Most developers use Git daily without knowing what it actually is under the hood. They memorize commands — commit, push, merge, rebase — and pray nothing breaks.
Here's the thing: Git is not a version control system. Not really. It's a directed acyclic graph (DAG) with a version-control interface bolted on top. Once you see the graph, every confusing Git behavior suddenly makes sense.
Commits Are Snapshots, Not Diffs
This trips up almost everyone. When you run git commit, Git doesn't save "what changed." It saves the entire state of your tracked files as a snapshot. Every single commit is a complete picture of your project at that moment.

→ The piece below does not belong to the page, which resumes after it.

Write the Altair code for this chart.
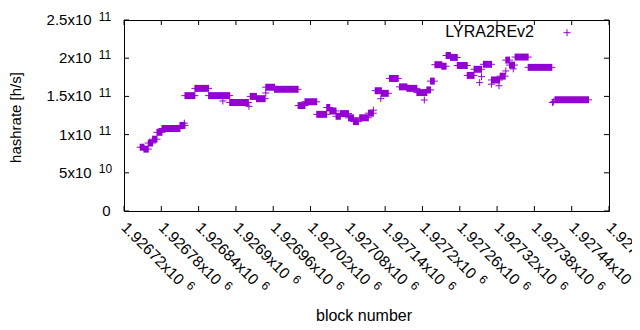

"But that would waste tons of space!" — not really. Git uses content-addressable storage with SHA-1 hashes. If a file didn't change between commits, Git just points to the same blob. No duplication. The object store is essentially a hash map where identical content always maps to the same key.
SVN and older systems store diffs. Git stores snapshots. This one difference explains why branching in Git is nearly instant (just create a new pointer) while branching in SVN was a full directory copy.
The DAG: Four Object Types
Git's internals come down to four objects:
- Blobs — raw file contents, no filename, no metadata, just bytes
- Trees — directory listings that map filenames to blobs (or other trees)
- Commits — a pointer to a tree, plus metadata (author, message, timestamp) and one or more parent commit references
- Tags — a named pointer to a specific commit
That's it. The entire commit history forms a DAG because each commit points backward to its parent(s), and cycles are structurally impossible — you'd need a commit to reference a future commit's hash, which can't exist yet.
Branches Are Just Sticky Notes
A branch in Git is a 41-byte file containing a commit hash. That's literally all it is. When you create a new branch, Git writes a 41-byte file. When you switch branches, Git updates HEAD to point at the new branch file.
This is why git branch feature takes microseconds. There's no copying, no cloning, no heavy operation. You're creating a Post-it note that says "I'm currently looking at commit abc123."
Merge? You're connecting two nodes in the graph — the merge commit has two parent pointers instead of one. Rebase? You're replaying commits to create new nodes with different parents, then moving your sticky note to the new chain.
Why This Mental Model Matters
Once you think in graphs instead of "versions," hard Git problems become visual:
Detached HEAD — your HEAD pointer isn't attached to any branch sticky note. You're looking directly at a commit node. Any new commits you make will be orphaned when you move away.
Merge conflicts — two branches modified the same blob differently. Git needs you to decide which content the merged tree should contain.
Rebase vs merge — merge preserves the graph structure (two parents converge). Rebase rewrites it into a straight line (new commits, different parent pointers, same diffs).
Cherry-pick — copy a commit's diff and apply it as a new node on your current branch. Different hash, same changes.
git reflog — a log of everywhere HEAD has pointed. Even "deleted" commits still exist in the object store for ~30 days. Nothing in Git is truly gone until garbage collection runs.
The Practical Payoff
I used to memorize Git commands like magic spells. Now I draw the graph in my head before running anything:
- Where is HEAD?
- Where do I want it?
- What nodes need to exist to get there?
When something goes wrong, git reflog shows me the graph's recent history, and I just move pointers around. Ninety percent of "I broke Git" situations are solved by understanding that you didn't break anything — you just moved a pointer somewhere unexpected.
If you want to see your repo's DAG yourself, try git log --oneline --graph --all. That tree-like output IS the data structure. Everything else in Git is just manipulating it.
Stop memorizing commands. Start seeing the graph.